The National Radio Institute-McGraw Hill Continuing Education Center was a private post-secondary for-profit school, specifically a correspondence school, based in Washington, D.C., in business from 1914 to 2002. It originally trained students desiring to become radio operators and technicians. In 1922, the term "radiotrician" was coined for NRI graduates and registered with the U. S. patent office in 1928. NRI conducted its training courses through mailed lessons, a form of asynchronous learning. The first such home-study courses NRI offered were in radio repair (transmitters and receivers) and radio telegraphy & telephony. These courses were designed to be comprehensive, covering all facets of radio technology, including: radio operation, broadcasting, manufacturing, sales, and service.
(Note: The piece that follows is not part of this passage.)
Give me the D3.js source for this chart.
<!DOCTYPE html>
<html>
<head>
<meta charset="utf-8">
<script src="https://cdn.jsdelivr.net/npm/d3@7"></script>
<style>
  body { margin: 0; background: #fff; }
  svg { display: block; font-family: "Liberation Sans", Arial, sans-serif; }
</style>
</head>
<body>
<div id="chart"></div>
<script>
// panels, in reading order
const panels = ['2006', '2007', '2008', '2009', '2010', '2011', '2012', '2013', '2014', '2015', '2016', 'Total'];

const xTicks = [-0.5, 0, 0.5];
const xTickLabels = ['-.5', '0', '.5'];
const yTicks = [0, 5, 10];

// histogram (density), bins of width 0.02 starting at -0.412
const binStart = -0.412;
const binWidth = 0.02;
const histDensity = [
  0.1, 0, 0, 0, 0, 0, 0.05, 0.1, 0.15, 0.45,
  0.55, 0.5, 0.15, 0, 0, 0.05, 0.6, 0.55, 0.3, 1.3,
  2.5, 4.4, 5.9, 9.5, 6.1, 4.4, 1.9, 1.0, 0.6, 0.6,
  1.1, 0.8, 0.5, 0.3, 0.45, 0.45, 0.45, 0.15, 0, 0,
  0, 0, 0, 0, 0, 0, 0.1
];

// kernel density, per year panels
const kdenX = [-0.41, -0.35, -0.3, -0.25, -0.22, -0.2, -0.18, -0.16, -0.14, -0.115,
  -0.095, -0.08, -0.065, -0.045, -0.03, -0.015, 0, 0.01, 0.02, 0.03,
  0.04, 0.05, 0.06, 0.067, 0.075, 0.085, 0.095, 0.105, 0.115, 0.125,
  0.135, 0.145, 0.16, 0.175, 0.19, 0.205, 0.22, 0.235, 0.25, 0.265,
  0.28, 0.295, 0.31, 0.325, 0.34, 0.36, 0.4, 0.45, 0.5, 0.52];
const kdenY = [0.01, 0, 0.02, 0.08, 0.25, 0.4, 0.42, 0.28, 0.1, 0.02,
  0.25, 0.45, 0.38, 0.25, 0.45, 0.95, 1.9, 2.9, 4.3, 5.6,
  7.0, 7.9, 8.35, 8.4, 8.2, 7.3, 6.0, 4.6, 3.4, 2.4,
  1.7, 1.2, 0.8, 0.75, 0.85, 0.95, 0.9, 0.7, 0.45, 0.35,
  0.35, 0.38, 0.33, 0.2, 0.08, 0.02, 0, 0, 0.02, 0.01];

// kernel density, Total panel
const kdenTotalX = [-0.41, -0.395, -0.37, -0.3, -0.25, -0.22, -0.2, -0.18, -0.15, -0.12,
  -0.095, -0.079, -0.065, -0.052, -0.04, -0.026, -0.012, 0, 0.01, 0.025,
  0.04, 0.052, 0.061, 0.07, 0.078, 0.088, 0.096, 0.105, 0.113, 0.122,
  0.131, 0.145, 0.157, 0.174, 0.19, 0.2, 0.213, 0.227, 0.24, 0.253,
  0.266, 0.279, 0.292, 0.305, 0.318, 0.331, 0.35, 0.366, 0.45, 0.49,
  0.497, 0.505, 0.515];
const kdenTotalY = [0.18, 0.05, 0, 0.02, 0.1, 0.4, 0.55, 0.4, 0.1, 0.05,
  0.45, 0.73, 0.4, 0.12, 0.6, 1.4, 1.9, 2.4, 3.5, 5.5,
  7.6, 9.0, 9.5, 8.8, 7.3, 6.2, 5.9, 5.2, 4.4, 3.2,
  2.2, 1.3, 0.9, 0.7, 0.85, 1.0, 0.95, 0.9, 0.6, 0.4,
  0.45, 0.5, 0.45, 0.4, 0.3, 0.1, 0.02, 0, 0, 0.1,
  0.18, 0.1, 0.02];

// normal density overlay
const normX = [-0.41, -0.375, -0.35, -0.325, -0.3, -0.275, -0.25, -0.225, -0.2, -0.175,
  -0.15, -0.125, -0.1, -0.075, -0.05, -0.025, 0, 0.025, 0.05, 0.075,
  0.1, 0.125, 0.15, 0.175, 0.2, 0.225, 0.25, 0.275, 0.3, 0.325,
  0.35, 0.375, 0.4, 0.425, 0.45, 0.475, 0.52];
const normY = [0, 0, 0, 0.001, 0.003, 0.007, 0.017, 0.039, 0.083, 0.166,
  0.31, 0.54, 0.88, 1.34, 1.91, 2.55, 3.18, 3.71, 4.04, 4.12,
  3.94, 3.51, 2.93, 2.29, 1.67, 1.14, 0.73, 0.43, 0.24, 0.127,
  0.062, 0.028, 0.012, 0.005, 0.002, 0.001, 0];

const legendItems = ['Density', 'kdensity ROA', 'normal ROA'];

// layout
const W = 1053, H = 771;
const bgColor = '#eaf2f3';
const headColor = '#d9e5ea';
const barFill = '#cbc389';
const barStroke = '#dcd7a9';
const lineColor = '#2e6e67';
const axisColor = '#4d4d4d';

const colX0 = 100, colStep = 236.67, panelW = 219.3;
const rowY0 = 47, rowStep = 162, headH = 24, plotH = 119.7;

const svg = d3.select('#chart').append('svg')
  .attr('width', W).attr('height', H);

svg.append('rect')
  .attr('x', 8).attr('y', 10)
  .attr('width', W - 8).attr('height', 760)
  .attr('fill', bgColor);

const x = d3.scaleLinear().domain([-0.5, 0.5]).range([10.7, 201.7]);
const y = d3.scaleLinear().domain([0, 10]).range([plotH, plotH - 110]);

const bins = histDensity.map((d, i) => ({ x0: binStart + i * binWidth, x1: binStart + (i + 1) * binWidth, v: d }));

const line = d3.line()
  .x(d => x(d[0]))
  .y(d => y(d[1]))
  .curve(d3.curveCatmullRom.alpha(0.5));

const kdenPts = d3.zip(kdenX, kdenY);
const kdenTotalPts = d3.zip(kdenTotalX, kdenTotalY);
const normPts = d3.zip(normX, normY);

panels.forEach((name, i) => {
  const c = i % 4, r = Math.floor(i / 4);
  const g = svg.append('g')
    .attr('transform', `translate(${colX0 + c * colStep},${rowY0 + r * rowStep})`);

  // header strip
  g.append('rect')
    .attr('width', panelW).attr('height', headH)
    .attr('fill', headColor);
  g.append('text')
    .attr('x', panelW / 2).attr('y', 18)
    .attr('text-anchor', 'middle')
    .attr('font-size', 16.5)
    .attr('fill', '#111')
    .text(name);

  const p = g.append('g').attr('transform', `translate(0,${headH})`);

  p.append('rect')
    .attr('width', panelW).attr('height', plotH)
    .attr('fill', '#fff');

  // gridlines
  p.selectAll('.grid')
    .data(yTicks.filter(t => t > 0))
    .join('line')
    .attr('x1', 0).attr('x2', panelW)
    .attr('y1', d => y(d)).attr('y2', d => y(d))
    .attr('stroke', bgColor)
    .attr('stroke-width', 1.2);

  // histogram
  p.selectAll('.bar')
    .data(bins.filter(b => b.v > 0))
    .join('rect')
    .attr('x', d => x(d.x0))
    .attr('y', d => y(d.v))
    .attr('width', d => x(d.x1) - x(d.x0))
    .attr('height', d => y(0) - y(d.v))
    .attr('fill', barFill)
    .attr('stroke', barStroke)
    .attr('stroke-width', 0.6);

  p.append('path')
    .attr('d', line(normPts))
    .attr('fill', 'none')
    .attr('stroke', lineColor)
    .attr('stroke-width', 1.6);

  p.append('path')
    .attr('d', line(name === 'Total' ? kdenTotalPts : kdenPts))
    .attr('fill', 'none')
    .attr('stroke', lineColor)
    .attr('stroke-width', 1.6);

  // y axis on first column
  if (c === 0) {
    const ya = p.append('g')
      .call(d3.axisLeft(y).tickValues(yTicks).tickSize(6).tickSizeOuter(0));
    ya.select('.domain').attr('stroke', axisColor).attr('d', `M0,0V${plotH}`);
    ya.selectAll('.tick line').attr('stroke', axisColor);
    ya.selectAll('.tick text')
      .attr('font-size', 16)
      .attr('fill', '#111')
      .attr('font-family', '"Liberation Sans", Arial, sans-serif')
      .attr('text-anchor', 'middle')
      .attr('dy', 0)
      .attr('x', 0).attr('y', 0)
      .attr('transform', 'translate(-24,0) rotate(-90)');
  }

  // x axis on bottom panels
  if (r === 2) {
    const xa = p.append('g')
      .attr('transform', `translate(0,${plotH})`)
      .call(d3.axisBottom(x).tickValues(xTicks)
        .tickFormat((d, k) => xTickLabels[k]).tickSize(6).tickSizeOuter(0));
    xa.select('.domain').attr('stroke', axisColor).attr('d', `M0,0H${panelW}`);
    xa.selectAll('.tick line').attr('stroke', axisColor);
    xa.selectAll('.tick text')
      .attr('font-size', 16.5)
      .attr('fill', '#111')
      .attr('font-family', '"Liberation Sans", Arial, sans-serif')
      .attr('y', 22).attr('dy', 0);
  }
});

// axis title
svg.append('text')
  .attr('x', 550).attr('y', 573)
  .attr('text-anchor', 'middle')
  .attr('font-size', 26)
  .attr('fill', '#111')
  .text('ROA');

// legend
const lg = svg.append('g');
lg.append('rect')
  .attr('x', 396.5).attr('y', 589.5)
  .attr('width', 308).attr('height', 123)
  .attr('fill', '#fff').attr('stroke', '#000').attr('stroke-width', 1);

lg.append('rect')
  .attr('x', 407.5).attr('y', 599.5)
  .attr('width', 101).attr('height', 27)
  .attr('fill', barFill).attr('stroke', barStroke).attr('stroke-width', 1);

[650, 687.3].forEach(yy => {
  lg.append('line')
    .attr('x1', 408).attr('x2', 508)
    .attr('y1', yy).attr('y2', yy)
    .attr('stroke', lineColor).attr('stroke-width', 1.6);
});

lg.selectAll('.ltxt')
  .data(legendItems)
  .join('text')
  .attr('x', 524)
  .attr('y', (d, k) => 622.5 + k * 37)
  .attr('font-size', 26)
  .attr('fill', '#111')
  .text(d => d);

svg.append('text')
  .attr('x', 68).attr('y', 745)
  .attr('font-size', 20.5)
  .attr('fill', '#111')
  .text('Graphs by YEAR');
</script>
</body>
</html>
Later, a FCC license exam preparation course was added and, in time, courses were added for students aspiring to become tradesmen in the broader field of electronic equipment servicing, including: TV & VCR repair (NRI registered the term "teletrician" with the U. S. patent office in 1938), basic electronics, automation & control systems, avionic & marine communication systems, and even a very early computer technology (logic and programming) correspondence course in 1971. Later, NRI further expanded to include courses in electric appliance repair, automotive mechanics, small engine repair, building construction, home inspection, air conditioning, refrigeration, heating, & solar technology, computer repair, locksmithing, as well as bookkeeping and accounting. Nevertheless, radio-television-electronics remained its largest division. NRI was America's oldest and largest home-study radio-television-electronics school, a claim they frequently advertised. The school was an accredited member of the Distance Education and Training Council, formally known as the Home Study Council and now known as the Distance Education Accrediting Commission.

The National Radio School was established in 1914 in Washington, D.C. by James Ernest Smith (1881–1973).1 Smith was a teacher at McKinley Manual Training School (moved in 1926 to its present location and now known as McKinley Technology High School). He held a bachelor's degree in electrical engineering from Worcester Polytechnic Institute (B.S.E.E., 1906) and began his career at Westinghouse Electric Corporation in Pittsburgh, but he took an extended leave of absence to teach what remained in the term of an applied electricity course for a colleague at McKinley whom had become ill. It went well and Smith was offered a permanent position at the school, which he accepted. After a while, students began coming to him for private formal instruction and this is how the National Radio School began, when a small classroom was set up for four students inside the U. S. Savings Bank Building at 14th and U Street N.W., now the site of the Frank D. Reeves Municipal Center. Additional students quickly began to seek enrollment.